Interest rate movements in India are a function of domestic and external factors. And let me add Indian policy is domestic factor dominant and external factor relevant. The United States is adjusting and these actions are considerably factored into the Indian policy. However, over the last two years one finds that global factors are increasingly becoming relevant.

The domestic factors on the supply side that continue to matter are the infrastructural bottlenecks and impact of the oil shock. At the same time, foodstocks and large forex reserves provide the necessary cushion. Against this, on the demand side, the enormous government borrowing programme and pick-up in the credit growth are positives.

Then what was driving your agenda this time?
Under the circumstances, I think liquidity management was the critical issue. This was done to accommodate credit growth and investment demand as well as the large government borrowing programme. It has to be consistent with the macroeconomic and price stability environment which is triggered through liquidity management, provided that inflationary expectations and the future course of interest rates are stable.

So much hullabaloo has been made over the need to check capital flows, particularly your speech which created a panic of sorts...
The speech that I gave highlighted an analytical point of view. There is a difference between analysis and policy formulation. I don't see capital flows reversing because they are a function of India's strong economic fundamentals and also the global interest rate environment.The strength of invisibles and remittances, along with the resilience of the external sector should see this situation persist for sometime.

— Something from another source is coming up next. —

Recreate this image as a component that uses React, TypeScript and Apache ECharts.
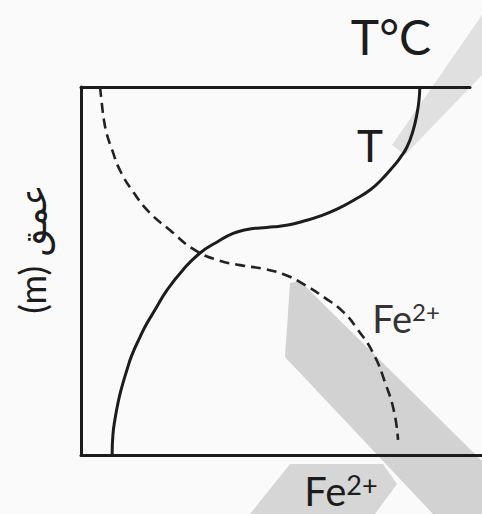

Coming up is the Indian Millennium Deposit redemption, I think the figure is in the vicinity of $7 billion. Do you see a blip on your radar?
Oh no, there are plenty of reserves and our liquidity management has been exemplary. We have sufficient expertise, will and skill in management of such events. Remember that we tackled a similar exercise in the Resurgent Indian Bonds episode which was to the tune of $5.5 billion. This is a different age that we live in. The Indian economy has matured like old wine.